### Aim of the task
Copy every line of the data that contains the string "with".

### Data shown

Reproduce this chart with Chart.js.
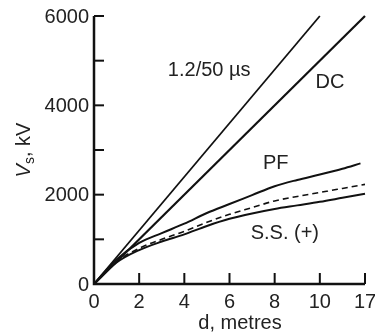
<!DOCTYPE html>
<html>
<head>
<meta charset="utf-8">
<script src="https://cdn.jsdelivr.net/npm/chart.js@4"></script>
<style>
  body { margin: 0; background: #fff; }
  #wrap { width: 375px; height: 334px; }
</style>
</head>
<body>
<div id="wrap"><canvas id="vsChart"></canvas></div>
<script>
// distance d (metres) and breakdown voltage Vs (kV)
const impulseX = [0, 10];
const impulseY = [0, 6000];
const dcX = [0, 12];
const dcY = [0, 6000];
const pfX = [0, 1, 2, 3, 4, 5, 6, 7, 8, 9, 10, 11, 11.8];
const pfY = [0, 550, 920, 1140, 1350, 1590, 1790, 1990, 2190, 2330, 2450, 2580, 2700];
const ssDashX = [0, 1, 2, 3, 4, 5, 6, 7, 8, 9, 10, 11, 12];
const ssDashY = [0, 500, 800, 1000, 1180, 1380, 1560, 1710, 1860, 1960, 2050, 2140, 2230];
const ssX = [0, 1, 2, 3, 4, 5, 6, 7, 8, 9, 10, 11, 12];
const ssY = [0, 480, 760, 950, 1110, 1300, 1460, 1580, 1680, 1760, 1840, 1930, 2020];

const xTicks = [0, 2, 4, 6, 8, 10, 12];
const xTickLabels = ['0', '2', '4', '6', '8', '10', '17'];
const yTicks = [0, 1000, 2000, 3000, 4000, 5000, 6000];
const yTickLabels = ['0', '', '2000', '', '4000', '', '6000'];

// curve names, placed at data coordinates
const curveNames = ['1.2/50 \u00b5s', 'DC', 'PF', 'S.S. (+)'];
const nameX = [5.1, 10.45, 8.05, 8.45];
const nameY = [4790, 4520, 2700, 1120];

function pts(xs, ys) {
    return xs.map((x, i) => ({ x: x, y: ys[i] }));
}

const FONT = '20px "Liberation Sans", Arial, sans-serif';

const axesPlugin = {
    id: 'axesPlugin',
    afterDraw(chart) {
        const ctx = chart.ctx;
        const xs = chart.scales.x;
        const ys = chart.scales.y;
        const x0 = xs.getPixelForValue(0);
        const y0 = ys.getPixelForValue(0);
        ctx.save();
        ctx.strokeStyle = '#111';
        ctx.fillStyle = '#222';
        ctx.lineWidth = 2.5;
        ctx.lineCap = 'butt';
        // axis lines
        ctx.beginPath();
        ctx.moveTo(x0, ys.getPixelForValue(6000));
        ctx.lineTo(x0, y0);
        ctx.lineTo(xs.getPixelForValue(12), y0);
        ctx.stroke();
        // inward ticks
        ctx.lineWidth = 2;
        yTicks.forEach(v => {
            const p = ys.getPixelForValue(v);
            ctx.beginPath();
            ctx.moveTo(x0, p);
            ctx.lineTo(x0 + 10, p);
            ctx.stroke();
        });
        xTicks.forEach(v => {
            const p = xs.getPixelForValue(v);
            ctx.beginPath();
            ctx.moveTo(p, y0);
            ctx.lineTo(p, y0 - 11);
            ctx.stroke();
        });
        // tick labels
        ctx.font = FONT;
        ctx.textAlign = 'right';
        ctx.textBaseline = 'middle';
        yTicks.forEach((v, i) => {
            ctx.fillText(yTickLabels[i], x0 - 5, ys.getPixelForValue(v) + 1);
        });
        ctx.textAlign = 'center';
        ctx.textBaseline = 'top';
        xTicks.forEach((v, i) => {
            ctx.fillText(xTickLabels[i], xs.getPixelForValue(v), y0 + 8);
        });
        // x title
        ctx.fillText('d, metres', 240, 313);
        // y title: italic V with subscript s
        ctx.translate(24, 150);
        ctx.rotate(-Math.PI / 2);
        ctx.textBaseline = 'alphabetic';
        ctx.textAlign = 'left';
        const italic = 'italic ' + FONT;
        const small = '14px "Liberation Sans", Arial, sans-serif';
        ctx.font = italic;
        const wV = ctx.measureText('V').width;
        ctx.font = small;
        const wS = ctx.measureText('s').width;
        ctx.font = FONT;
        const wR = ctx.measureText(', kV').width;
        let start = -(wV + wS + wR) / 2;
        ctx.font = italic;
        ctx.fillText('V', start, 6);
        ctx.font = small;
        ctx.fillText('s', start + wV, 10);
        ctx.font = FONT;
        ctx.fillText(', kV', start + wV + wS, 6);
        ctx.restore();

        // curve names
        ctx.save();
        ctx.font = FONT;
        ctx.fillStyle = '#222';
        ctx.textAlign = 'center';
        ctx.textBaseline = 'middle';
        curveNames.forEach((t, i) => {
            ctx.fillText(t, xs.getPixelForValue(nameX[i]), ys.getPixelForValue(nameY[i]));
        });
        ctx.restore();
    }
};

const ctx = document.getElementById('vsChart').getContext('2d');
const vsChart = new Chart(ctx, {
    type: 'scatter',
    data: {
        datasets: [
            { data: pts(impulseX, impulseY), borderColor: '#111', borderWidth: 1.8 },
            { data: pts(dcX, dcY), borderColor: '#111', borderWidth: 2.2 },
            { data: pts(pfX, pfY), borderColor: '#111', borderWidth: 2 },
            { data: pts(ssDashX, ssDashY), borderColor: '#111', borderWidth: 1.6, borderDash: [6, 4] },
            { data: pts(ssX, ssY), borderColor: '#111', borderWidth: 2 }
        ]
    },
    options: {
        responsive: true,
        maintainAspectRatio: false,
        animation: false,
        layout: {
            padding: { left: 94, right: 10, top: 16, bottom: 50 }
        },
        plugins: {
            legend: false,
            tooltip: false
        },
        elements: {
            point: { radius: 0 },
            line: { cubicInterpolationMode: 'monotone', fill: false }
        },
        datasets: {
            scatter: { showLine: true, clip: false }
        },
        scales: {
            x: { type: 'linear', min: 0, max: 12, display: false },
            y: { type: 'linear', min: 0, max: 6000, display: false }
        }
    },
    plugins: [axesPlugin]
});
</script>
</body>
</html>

### Written response
Reproduce this chart with Chart.js.
        // y title: italic V with subscript s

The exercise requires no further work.